『踊子』

原作永井荷風、脚本田中澄江、監督清水宏で、主演は淡島千景、京マチ子、船越英二の大映作品、1957年である。
浅草のレビュー小屋のダンサー淡島とバイオリン弾き船越夫婦のところに、淡島の妹の京マチ子が田舎から来る。
京は、その恵まれた体と踊りの才能を認められ、小屋のダンサーになり、様々な男との遍歴を重ねて行く。

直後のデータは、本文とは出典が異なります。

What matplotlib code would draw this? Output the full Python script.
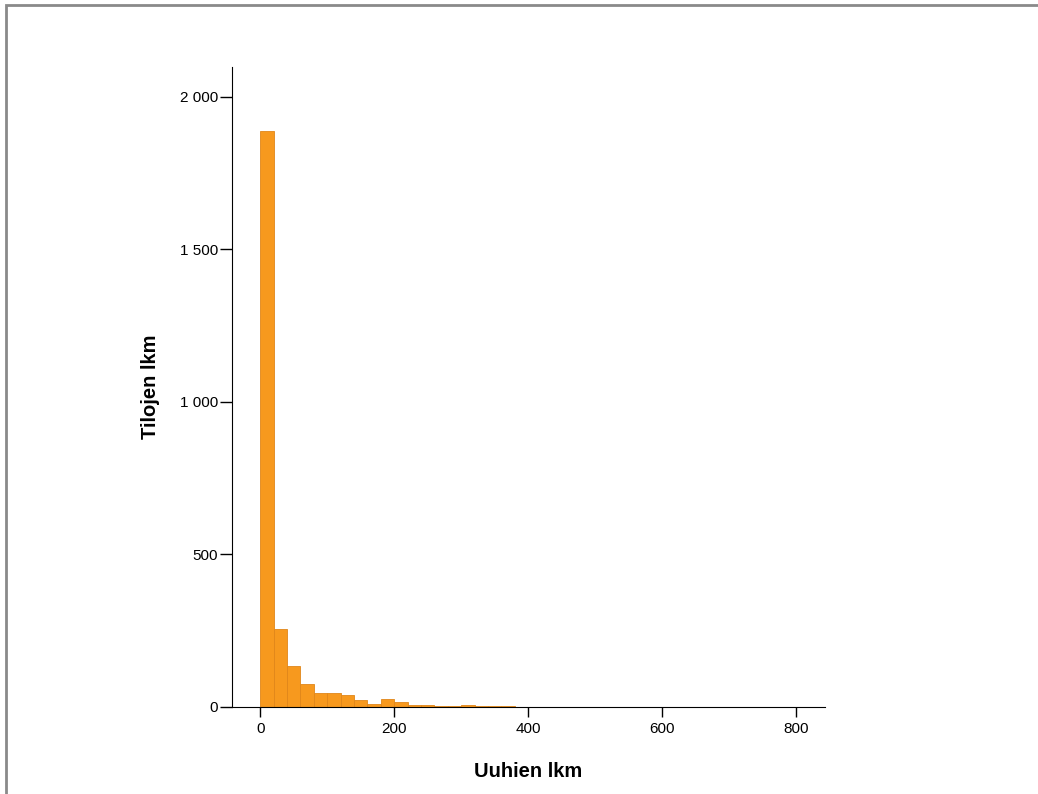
import numpy as np
import matplotlib
matplotlib.use("Agg")
from matplotlib import pyplot as plt
from matplotlib.patches import Rectangle
from matplotlib.ticker import FuncFormatter

plt.rcParams['font.family'] = ['Liberation Sans', 'DejaVu Sans']

# histogram bins (left edges, width 20) and counts
bin_width = 20
bin_edges = list(range(0, 800, 20))
counts = [1888, 256, 133, 76, 47, 45, 40, 23, 11, 25,
          15, 5, 6, 4, 4, 6, 4, 3, 4, 0,
          0, 0, 0, 1, 1, 0, 0, 0, 0, 0,
          0, 0, 0, 0, 0, 0, 1, 0, 1, 0]
x_ticks = [0, 200, 400, 600, 800]
y_ticks = [0, 500, 1000, 1500, 2000]
x_label = "Uuhien lkm"
y_label = "Tilojen lkm"

fig = plt.figure(figsize=(10.38, 7.94), dpi=100)
ax = fig.add_axes([0.2235, 0.1096, 0.5713, 0.806])

ax.bar(bin_edges, counts, width=bin_width, align='edge',
       color='#F7991E', edgecolor='#E0861A', linewidth=0.6)

ax.set_xlim(-42, 843)
ax.set_ylim(0, 2098)
ax.set_xticks(x_ticks)
ax.set_yticks(y_ticks)

def space_thousands(v, pos):
    return f"{int(v):,}".replace(",", " ")

ax.yaxis.set_major_formatter(FuncFormatter(space_thousands))
ax.tick_params(direction='out', width=1, labelsize=11, color='black')
ax.tick_params(axis='x', length=7.5, pad=3)
ax.tick_params(axis='y', length=9, pad=1)

for side in ['top', 'right']:
    ax.spines[side].set_visible(False)

ax.set_xlabel(x_label, fontsize=14.5, fontweight='bold', labelpad=19)
ax.set_ylabel(y_label, fontsize=14.5, fontweight='bold', labelpad=14)

# gray frame at the top and left edge
fig.patches.append(Rectangle((0.006, -0.1), 1.2, 1.094, transform=fig.transFigure,
                             fill=False, edgecolor='#8a8a8a', linewidth=2))

fig.savefig("out.png", dpi=100)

そして、1年後に京は妊娠してしまう。その相手は、船越、さらにダンス教師の田中春夫、さらに大学生の誰もか、結局分からない。
子供が生まれ、船越との関係も知っても、淡島は結局子供が出来なかった自分たちの身代わりとして、その子を育て、また20代も過ぎた二人は、浅草から船越の故郷の寺に引き込み、付属の幼稚園で働くことになる。
京は、子供を生んだ後、浅草をやめ、向島で芸者に出るが、すぐに工場主の二号になり、芸者も辞める。
そして、しばらくぶりに淡島のところに京が来る。
すでに工場主とも別れていて、京は自分の子の顔も見ずに去って行く。

庶民、特に下層の人間たちが蠢く姿を描いた映画だが、脚本の田中澄江、監督の清水宏も、こういう風俗劇が得意ではないので、流れにメリハリがなく面白さがない。
こういう劇が得意の豊田四郎なら、もっとあくどく演出しただろうと思われるところもさらっとしている。
もともと清水は、芝居芝居した劇が嫌いなのだから当然だが。
ご承知のとおり、戦後清水宏は、不遇で、自分で好きな映画を作っていた。
これも溝口健二が「清水のような才能をもったいない」とのことで大映に招き、その縁で撮った作品であり、清水の意図で作ったものではないようだ。
しかも、荷風の原作は、戦時中に書かれたもので、戦後発表され話題になったものである。
時代は、勿論戦前で、エロ、グロ、ナンセンスの時代から戦時中の時代背景が上手く取り入れられている。だが、ここでは1950年代になっているのに、浅草の小屋が普通のレビュー踊りをやっているおかしなものになっている。言うまでもなく、戦後の浅草の小屋はストリップであり、モデルとなっているフランス座(ここではシャンソン座)もストリップ小屋であるが、淡島と京マチ子を裸にするわけにも行かず、中途半端なものになったのだろう。
この連中の持つ性道徳の不埒さは、永井荷風の反俗性であり、戦時下において彼の反抗そのものだったと言えるだろう。